**WHAT THE TASK ASKS**
Output every line of the material exactly, omitting images.

--- start of DATA BLOCK ---

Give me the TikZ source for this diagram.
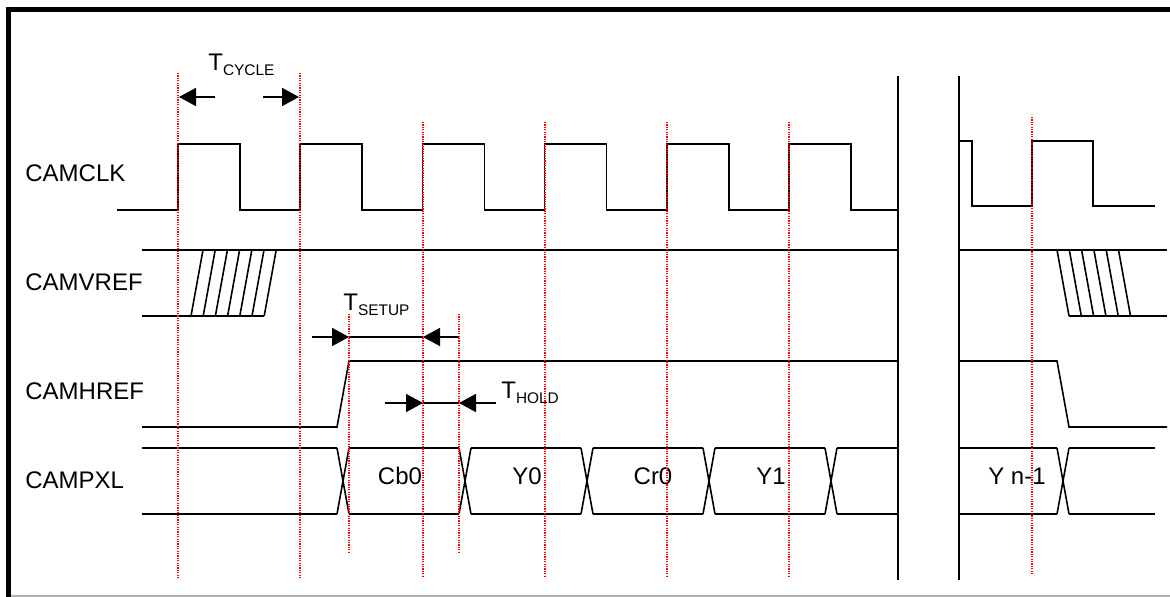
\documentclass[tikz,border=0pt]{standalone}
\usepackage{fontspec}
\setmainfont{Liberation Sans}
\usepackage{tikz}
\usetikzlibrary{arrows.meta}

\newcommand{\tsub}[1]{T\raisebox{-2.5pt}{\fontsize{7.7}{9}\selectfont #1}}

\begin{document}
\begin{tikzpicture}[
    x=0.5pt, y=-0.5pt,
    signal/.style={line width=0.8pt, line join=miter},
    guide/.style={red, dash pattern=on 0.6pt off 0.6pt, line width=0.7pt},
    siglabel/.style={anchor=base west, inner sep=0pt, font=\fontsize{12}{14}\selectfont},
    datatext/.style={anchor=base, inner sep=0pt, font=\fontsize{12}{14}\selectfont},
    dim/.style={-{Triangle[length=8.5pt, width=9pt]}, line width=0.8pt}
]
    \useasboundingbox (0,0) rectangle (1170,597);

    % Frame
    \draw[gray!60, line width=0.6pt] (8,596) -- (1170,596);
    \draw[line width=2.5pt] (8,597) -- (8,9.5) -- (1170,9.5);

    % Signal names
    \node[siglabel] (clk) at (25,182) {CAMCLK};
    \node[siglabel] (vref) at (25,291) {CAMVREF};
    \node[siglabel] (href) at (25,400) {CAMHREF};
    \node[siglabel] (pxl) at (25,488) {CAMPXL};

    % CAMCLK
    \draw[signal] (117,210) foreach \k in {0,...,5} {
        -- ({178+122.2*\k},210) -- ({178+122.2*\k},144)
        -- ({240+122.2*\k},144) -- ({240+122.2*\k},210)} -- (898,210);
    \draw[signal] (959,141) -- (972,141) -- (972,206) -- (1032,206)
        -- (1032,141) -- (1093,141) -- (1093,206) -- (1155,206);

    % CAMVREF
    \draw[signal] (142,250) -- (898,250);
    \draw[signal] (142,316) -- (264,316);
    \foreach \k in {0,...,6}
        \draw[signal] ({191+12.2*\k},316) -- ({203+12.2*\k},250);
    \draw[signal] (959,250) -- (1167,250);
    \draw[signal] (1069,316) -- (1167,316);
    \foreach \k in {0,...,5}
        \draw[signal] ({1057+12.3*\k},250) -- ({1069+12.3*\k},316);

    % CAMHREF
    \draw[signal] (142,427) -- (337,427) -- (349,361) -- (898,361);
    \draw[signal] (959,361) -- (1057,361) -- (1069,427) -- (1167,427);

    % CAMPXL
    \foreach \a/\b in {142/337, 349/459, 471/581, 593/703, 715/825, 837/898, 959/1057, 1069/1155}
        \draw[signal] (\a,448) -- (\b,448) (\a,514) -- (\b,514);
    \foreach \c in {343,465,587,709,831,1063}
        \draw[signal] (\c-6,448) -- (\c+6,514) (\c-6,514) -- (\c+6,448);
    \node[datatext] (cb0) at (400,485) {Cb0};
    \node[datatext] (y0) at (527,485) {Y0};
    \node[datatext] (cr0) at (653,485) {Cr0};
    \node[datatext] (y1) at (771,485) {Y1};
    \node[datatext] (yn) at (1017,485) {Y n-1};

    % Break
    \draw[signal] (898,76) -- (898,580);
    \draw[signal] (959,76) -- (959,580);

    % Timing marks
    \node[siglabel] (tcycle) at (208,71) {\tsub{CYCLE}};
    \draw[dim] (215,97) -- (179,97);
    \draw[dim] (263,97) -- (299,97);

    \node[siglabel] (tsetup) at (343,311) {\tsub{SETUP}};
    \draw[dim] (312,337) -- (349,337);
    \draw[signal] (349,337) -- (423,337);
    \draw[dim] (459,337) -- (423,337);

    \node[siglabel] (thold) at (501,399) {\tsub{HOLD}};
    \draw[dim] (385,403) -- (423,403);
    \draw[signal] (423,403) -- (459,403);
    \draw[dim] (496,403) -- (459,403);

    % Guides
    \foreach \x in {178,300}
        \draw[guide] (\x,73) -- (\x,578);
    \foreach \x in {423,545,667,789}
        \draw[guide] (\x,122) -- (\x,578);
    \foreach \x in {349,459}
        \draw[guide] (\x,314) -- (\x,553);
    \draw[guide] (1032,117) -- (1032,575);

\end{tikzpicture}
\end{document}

--- end of DATA BLOCK ---

**SOLUTION**
Give me the TikZ source for this diagram.
\documentclass[tikz,border=0pt]{standalone}
\usepackage{fontspec}
\setmainfont{Liberation Sans}
\usepackage{tikz}
\usetikzlibrary{arrows.meta}

\newcommand{\tsub}[1]{T\raisebox{-2.5pt}{\fontsize{7.7}{9}\selectfont #1}}

\begin{document}
\begin{tikzpicture}[
    x=0.5pt, y=-0.5pt,
    signal/.style={line width=0.8pt, line join=miter},
    guide/.style={red, dash pattern=on 0.6pt off 0.6pt, line width=0.7pt},
    siglabel/.style={anchor=base west, inner sep=0pt, font=\fontsize{12}{14}\selectfont},
    datatext/.style={anchor=base, inner sep=0pt, font=\fontsize{12}{14}\selectfont},
    dim/.style={-{Triangle[length=8.5pt, width=9pt]}, line width=0.8pt}
]
    \useasboundingbox (0,0) rectangle (1170,597);

    % Frame
    \draw[gray!60, line width=0.6pt] (8,596) -- (1170,596);
    \draw[line width=2.5pt] (8,597) -- (8,9.5) -- (1170,9.5);

    % Signal names
    \node[siglabel] (clk) at (25,182) {CAMCLK};
    \node[siglabel] (vref) at (25,291) {CAMVREF};
    \node[siglabel] (href) at (25,400) {CAMHREF};
    \node[siglabel] (pxl) at (25,488) {CAMPXL};

    % CAMCLK
    \draw[signal] (117,210) foreach \k in {0,...,5} {
        -- ({178+122.2*\k},210) -- ({178+122.2*\k},144)
        -- ({240+122.2*\k},144) -- ({240+122.2*\k},210)} -- (898,210);
    \draw[signal] (959,141) -- (972,141) -- (972,206) -- (1032,206)
        -- (1032,141) -- (1093,141) -- (1093,206) -- (1155,206);

    % CAMVREF
    \draw[signal] (142,250) -- (898,250);
    \draw[signal] (142,316) -- (264,316);
    \foreach \k in {0,...,6}
        \draw[signal] ({191+12.2*\k},316) -- ({203+12.2*\k},250);
    \draw[signal] (959,250) -- (1167,250);
    \draw[signal] (1069,316) -- (1167,316);
    \foreach \k in {0,...,5}
        \draw[signal] ({1057+12.3*\k},250) -- ({1069+12.3*\k},316);

    % CAMHREF
    \draw[signal] (142,427) -- (337,427) -- (349,361) -- (898,361);
    \draw[signal] (959,361) -- (1057,361) -- (1069,427) -- (1167,427);

    % CAMPXL
    \foreach \a/\b in {142/337, 349/459, 471/581, 593/703, 715/825, 837/898, 959/1057, 1069/1155}
        \draw[signal] (\a,448) -- (\b,448) (\a,514) -- (\b,514);
    \foreach \c in {343,465,587,709,831,1063}
        \draw[signal] (\c-6,448) -- (\c+6,514) (\c-6,514) -- (\c+6,448);
    \node[datatext] (cb0) at (400,485) {Cb0};
    \node[datatext] (y0) at (527,485) {Y0};
    \node[datatext] (cr0) at (653,485) {Cr0};
    \node[datatext] (y1) at (771,485) {Y1};
    \node[datatext] (yn) at (1017,485) {Y n-1};

    % Break
    \draw[signal] (898,76) -- (898,580);
    \draw[signal] (959,76) -- (959,580);

    % Timing marks
    \node[siglabel] (tcycle) at (208,71) {\tsub{CYCLE}};
    \draw[dim] (215,97) -- (179,97);
    \draw[dim] (263,97) -- (299,97);

    \node[siglabel] (tsetup) at (343,311) {\tsub{SETUP}};
    \draw[dim] (312,337) -- (349,337);
    \draw[signal] (349,337) -- (423,337);
    \draw[dim] (459,337) -- (423,337);

    \node[siglabel] (thold) at (501,399) {\tsub{HOLD}};
    \draw[dim] (385,403) -- (423,403);
    \draw[signal] (423,403) -- (459,403);
    \draw[dim] (496,403) -- (459,403);

    % Guides
    \foreach \x in {178,300}
        \draw[guide] (\x,73) -- (\x,578);
    \foreach \x in {423,545,667,789}
        \draw[guide] (\x,122) -- (\x,578);
    \foreach \x in {349,459}
        \draw[guide] (\x,314) -- (\x,553);
    \draw[guide] (1032,117) -- (1032,575);

\end{tikzpicture}
\end{document}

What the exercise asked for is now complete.